Affronter la réalité ou le rêve. Vivre le moment présent ou se réfugier dans ses souvenirs. Tout la vie humaine peut être résumée en cette polarité troublante. C'est ce qui nous distingue du reste des vivants, condamnés à la lumière crue de l'instant, vite assombri, vite oublié. Nous sommes riches d'une interminable fiction que nous croyons être notre vie. Que serions-nous sans cela ?
Je chéris ma mémoire, comme la plupart des Hommes, je suppose. J'ai peur de la perdre. De la voir s'étioler avec l'âge. La mémoire est mon obsession, avec son corollaire, le temps. « Eternal sunshine... » sous son titre pompeux en choisit une approche enivrante. Immersive. Jamais je ne me serai aussi profondément engagé dans la tête d'un personnage de cinéma. Celle de Jim Carrey en plus, acteur que je ne porte pas spécialement dans mon coeur, dans ses comédies, mais qui m'a époustouflé par sa sobriété et son authenticité. C'est la voie choisie par tout le film. Peu d'effets spéciaux mais des idées de mise en scène à la pelle, pour nous faire croire que. Une inventivité et un régal visuel constant au service de son histoire. L'esthétique est celle du quotidien, fêlée juste ce qu'il faut pour laisser passer d'oniriques lumières. La relation du couple est crédible, d'une façon rarement vue à Hollywood, mais peut-être la nationalité du réalisateur n'y est pas étrangère.

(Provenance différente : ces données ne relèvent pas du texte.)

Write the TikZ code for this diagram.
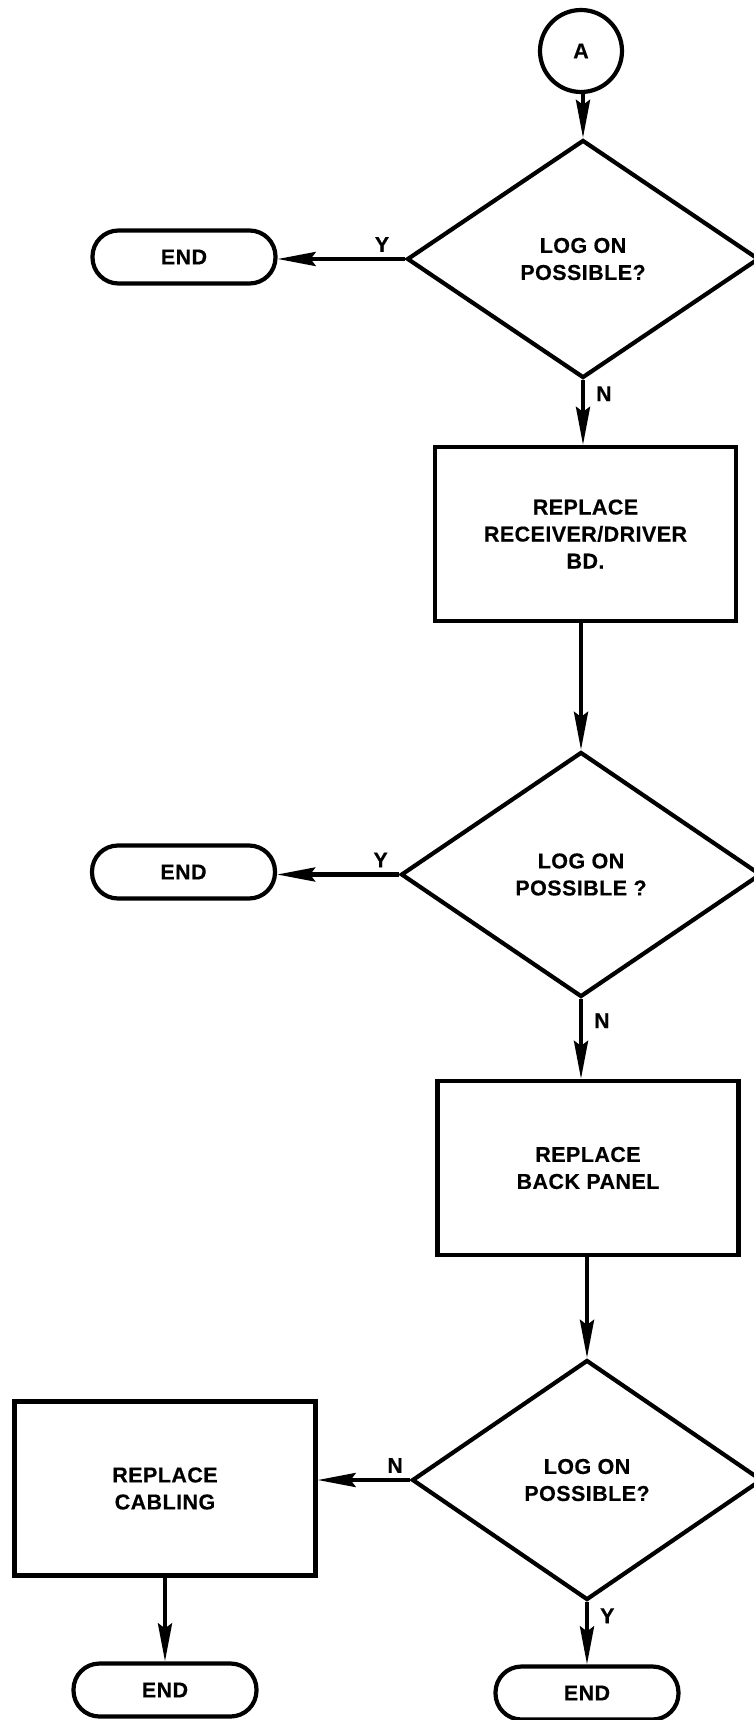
\documentclass[tikz,border=0pt]{standalone}
\usepackage{fontspec}
\setmainfont{Liberation Sans}[BoldFeatures={LetterSpace=2,FakeBold=0.4}]
\usetikzlibrary{arrows.meta,shapes.geometric}
\begin{document}
\begin{tikzpicture}[x=1pt,y=-1pt,
  every node/.style={font=\fontsize{21.5}{27}\selectfont\bfseries, align=center, line width=4.2pt},
  dec/.style={diamond, draw, inner sep=0pt},
  proc/.style={rectangle, draw, minimum width=301pt, minimum height=174pt},
  term/.style={rectangle, draw, rounded corners=26pt, minimum width=183pt, minimum height=53pt},
  conn/.style={circle, draw, minimum size=82pt, inner sep=0pt},
  arr/.style={line width=4.2pt, -{Stealth[length=38pt,width=14pt,inset=5pt]}},
  lab/.style={inner sep=0pt}
]
\useasboundingbox (0,0) rectangle (753,1720);

\node[conn] (a) at (581,51) {A};
\node[dec, minimum width=352pt, minimum height=238pt] (d1) at (583,259) {LOG ON\\POSSIBLE?};
\node[term] (e1) at (184,257) {END};
\node[proc] (b1) at (585.5,534) {REPLACE\\RECEIVER/DRIVER\\BD.};
\node[dec, minimum width=360pt, minimum height=245pt] (d2) at (581,874.5) {LOG ON\\POSSIBLE ?};
\node[term] (e2) at (183.5,872) {END};
\node[proc] (b2) at (588,1168) {REPLACE\\BACK PANEL};
\node[dec, minimum width=350pt, minimum height=240pt] (d3) at (587,1480) {LOG ON\\POSSIBLE?};
\node[proc] (b3) at (165,1488.5) {REPLACE\\CABLING};
\node[term] (e3) at (165,1690) {END};
\node[term] (e4) at (587,1693) {END};

\draw[arr] (a.south -| d1.north) -- (d1.north);
\draw[arr] (d1.west) -- node[lab,pos=0.18,above=5pt]{Y} (d1.west -| e1.east);
\draw[arr] (d1.south) -- node[lab,pos=0.21,right=11pt]{N} (d1.south |- b1.north);
\draw[arr] (b1.south -| d2.north) -- (d2.north);
\draw[arr] (d2.west) -- node[lab,pos=0.15,above=5pt]{Y} (d2.west -| e2.east);
\draw[arr] (d2.south) -- node[lab,pos=0.27,right=11pt]{N} (d2.south |- b2.north);
\draw[arr] (b2.south -| d3.north) -- (d3.north);
\draw[arr] (d3.west) -- node[lab,pos=0.16,above=5pt]{N} (d3.west -| b3.east);
\draw[arr] (b3.south) -- (b3.south |- e3.north);
\draw[arr] (d3.south) -- node[lab,pos=0.22,right=11pt]{Y} (d3.south |- e4.north);
\end{tikzpicture}
\end{document}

La fraicheur de Kate fait du bien aussi.
Ce que je retiens par-dessus tout de ce long oubli, c'est une mélancolie jamais pleurnicharde, toujours habitée de cette étincelle qui fait la différence entre un produit et une oeuvre. Des souvenirs fictifs qui rentrent forcément en résonance avec les nôtres, si un jour j'ai aimé.
Des milliers de films ont parlé de l'amour, mais aucun ne l'avaient aussi bien fait qu' « Eternal Sunshine... ». On ne vous fait pas croire ici que tout ira bien. Certaines choses seront irrémédiablement perdues, d'autres subsisteront.
Je suis ému et maladroit, comme quand je suis amoureux. Je ne sais pas quoi dire de plus.